◆ **WHAT YOU SHOULD DO**:
Retype only the lines running from the line that contains "Output the web" to the line that contains "const ctrlLow = [23.9, 19.2, 19.4];", inclusive, and leave the pictures behind.

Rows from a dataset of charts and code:
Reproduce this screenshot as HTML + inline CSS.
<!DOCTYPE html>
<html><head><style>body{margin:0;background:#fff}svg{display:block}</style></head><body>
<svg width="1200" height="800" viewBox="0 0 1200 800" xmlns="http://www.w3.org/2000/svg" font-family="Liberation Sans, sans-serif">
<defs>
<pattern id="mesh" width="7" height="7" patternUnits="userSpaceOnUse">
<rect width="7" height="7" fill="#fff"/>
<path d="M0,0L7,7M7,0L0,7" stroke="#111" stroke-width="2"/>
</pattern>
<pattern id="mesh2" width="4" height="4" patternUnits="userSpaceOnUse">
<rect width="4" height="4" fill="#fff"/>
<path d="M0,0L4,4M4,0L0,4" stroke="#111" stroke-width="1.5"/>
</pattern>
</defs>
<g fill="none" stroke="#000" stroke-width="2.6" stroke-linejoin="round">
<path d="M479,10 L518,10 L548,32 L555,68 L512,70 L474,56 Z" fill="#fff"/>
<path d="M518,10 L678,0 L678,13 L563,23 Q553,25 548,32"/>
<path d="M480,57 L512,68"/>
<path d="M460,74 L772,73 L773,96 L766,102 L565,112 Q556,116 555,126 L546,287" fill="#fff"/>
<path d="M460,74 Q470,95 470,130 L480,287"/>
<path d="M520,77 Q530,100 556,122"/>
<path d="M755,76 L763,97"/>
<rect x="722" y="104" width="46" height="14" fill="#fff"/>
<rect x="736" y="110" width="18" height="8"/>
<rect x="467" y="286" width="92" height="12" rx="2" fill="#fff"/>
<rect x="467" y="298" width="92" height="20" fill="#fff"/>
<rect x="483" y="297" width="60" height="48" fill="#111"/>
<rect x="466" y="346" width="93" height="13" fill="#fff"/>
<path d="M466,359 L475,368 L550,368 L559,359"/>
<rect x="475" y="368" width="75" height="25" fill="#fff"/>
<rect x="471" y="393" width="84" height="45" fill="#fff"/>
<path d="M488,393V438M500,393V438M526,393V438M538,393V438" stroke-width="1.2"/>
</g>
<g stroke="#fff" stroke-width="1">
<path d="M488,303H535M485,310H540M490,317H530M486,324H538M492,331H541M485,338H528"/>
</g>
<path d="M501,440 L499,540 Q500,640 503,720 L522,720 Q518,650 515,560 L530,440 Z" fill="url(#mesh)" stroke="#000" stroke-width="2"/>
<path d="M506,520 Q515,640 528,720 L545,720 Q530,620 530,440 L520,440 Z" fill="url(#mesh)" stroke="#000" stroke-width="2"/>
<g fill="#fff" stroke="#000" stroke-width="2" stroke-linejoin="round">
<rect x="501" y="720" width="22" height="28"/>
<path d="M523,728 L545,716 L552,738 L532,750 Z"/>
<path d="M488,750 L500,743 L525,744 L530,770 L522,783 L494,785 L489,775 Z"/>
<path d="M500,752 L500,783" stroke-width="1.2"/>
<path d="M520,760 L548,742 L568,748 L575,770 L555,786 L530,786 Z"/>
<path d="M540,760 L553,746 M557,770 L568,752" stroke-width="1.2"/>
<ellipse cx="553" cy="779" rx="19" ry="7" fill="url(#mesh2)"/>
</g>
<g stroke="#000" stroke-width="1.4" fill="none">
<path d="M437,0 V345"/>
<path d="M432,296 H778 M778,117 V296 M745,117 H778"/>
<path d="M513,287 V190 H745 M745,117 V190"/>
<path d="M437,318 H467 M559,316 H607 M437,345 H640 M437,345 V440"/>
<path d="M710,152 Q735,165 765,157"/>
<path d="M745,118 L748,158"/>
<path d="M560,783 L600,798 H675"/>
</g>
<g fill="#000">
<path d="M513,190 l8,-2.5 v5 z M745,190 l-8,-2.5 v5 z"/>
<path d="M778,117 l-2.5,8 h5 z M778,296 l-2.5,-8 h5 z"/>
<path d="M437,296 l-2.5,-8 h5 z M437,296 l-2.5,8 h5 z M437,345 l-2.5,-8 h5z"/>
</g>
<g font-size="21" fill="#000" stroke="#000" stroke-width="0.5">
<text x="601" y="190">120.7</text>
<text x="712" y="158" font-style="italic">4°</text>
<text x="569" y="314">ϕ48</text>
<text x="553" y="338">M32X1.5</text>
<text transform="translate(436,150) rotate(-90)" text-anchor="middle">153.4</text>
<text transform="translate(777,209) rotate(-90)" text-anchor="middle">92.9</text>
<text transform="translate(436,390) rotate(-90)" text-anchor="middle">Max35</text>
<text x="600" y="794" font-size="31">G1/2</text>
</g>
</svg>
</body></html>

==

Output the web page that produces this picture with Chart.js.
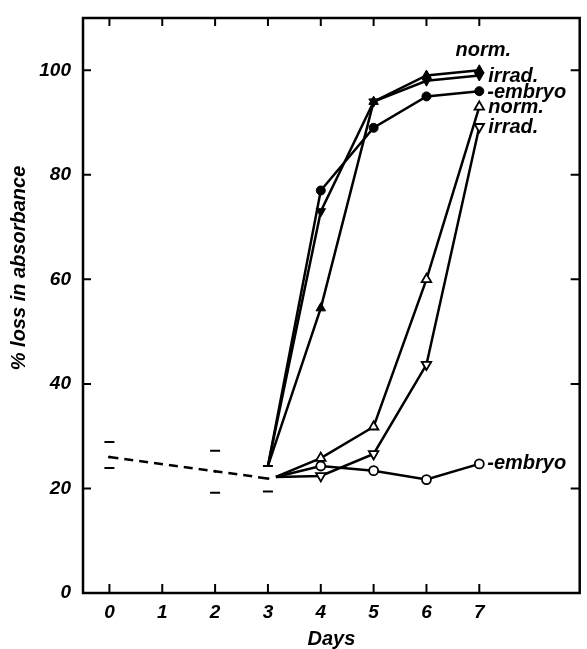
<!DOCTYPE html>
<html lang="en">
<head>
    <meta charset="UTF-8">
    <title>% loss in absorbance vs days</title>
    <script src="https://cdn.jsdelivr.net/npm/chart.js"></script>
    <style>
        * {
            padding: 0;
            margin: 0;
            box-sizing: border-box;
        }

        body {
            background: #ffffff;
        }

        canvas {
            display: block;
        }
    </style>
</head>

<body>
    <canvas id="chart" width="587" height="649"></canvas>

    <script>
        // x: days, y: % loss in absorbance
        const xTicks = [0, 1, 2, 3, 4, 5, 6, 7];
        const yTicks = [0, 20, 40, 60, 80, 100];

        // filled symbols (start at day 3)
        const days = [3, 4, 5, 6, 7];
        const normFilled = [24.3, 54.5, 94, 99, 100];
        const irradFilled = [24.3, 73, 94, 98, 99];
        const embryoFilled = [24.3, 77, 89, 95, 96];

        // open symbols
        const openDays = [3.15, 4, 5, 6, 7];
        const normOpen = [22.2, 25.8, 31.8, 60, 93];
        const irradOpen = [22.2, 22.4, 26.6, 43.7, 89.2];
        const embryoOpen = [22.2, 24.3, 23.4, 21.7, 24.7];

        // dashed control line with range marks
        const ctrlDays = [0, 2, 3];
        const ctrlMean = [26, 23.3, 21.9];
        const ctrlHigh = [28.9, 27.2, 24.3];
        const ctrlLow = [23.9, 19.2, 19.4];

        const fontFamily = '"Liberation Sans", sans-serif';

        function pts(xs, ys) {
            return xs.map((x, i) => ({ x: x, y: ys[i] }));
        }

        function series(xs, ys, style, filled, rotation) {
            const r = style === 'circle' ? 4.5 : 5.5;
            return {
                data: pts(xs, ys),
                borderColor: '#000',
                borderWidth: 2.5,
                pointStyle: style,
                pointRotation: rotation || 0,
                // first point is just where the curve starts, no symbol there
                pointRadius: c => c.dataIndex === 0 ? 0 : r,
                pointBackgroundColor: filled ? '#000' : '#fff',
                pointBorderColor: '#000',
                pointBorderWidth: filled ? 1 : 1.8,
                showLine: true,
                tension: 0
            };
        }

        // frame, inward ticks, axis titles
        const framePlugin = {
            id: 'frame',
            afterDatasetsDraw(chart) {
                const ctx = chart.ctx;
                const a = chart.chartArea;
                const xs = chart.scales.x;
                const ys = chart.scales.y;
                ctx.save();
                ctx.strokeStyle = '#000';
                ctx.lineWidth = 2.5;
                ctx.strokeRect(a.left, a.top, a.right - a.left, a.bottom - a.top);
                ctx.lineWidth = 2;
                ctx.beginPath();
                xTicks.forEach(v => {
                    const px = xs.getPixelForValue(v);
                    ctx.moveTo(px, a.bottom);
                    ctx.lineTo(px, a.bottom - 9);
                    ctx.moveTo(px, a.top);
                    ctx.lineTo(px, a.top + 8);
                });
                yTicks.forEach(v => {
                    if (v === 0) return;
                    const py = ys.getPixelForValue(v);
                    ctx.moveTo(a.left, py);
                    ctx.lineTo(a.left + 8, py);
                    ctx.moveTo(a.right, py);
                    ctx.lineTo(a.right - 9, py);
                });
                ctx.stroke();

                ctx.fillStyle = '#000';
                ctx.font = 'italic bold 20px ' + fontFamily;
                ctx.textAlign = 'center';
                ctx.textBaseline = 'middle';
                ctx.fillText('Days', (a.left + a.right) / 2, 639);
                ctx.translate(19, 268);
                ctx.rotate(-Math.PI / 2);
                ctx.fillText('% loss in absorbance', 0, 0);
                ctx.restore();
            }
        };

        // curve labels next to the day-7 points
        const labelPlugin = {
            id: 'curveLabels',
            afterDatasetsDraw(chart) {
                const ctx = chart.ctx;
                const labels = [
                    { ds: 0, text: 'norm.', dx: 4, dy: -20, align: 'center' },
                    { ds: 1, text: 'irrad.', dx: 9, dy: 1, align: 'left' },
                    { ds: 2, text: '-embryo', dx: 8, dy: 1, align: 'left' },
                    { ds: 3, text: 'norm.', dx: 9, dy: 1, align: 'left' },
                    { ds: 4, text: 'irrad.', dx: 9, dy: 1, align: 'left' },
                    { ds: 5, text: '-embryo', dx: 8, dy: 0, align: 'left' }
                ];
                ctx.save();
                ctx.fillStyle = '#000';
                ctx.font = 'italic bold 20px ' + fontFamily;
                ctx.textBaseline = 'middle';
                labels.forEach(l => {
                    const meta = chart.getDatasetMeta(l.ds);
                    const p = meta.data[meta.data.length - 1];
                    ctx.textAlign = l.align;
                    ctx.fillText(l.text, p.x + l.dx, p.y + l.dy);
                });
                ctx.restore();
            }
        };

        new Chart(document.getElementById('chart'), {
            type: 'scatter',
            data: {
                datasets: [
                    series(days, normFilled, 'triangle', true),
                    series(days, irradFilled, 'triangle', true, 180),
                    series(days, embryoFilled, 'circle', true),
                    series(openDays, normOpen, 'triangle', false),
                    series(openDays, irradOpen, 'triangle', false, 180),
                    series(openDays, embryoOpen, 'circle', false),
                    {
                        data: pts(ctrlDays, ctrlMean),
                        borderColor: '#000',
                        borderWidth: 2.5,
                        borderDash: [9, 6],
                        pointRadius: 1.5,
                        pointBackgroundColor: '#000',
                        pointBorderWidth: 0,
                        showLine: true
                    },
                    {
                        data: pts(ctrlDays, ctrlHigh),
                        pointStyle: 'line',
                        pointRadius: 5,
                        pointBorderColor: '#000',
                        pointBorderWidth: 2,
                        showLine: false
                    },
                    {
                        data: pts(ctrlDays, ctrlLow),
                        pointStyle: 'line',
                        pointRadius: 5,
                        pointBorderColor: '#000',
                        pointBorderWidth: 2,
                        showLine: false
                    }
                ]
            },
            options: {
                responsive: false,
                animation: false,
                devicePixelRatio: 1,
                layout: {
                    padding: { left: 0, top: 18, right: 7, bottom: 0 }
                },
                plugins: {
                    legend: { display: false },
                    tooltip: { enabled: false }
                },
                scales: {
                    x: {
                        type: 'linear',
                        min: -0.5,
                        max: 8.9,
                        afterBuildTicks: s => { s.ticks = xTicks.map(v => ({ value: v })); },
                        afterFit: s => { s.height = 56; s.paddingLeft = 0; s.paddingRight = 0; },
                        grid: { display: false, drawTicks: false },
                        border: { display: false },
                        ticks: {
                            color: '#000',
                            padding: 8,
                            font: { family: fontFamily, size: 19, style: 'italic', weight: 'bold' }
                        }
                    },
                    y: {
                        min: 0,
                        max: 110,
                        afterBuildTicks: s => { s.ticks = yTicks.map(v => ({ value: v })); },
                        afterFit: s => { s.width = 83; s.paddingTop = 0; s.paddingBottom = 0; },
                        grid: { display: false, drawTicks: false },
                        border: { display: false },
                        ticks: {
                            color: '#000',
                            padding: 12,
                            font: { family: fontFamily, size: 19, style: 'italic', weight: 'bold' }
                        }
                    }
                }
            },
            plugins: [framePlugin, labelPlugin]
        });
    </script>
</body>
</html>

◆ **TASK OUTPUT**:
Output the web page that produces this picture with Chart.js.
<!DOCTYPE html>
<html lang="en">
<head>
    <meta charset="UTF-8">
    <title>% loss in absorbance vs days</title>
    <script src="https://cdn.jsdelivr.net/npm/chart.js"></script>
    <style>
        * {
            padding: 0;
            margin: 0;
            box-sizing: border-box;
        }

        body {
            background: #ffffff;
        }

        canvas {
            display: block;
        }
    </style>
</head>

<body>
    <canvas id="chart" width="587" height="649"></canvas>

    <script>
        // x: days, y: % loss in absorbance
        const xTicks = [0, 1, 2, 3, 4, 5, 6, 7];
        const yTicks = [0, 20, 40, 60, 80, 100];

        // filled symbols (start at day 3)
        const days = [3, 4, 5, 6, 7];
        const normFilled = [24.3, 54.5, 94, 99, 100];
        const irradFilled = [24.3, 73, 94, 98, 99];
        const embryoFilled = [24.3, 77, 89, 95, 96];

        // open symbols
        const openDays = [3.15, 4, 5, 6, 7];
        const normOpen = [22.2, 25.8, 31.8, 60, 93];
        const irradOpen = [22.2, 22.4, 26.6, 43.7, 89.2];
        const embryoOpen = [22.2, 24.3, 23.4, 21.7, 24.7];

        // dashed control line with range marks
        const ctrlDays = [0, 2, 3];
        const ctrlMean = [26, 23.3, 21.9];
        const ctrlHigh = [28.9, 27.2, 24.3];
        const ctrlLow = [23.9, 19.2, 19.4];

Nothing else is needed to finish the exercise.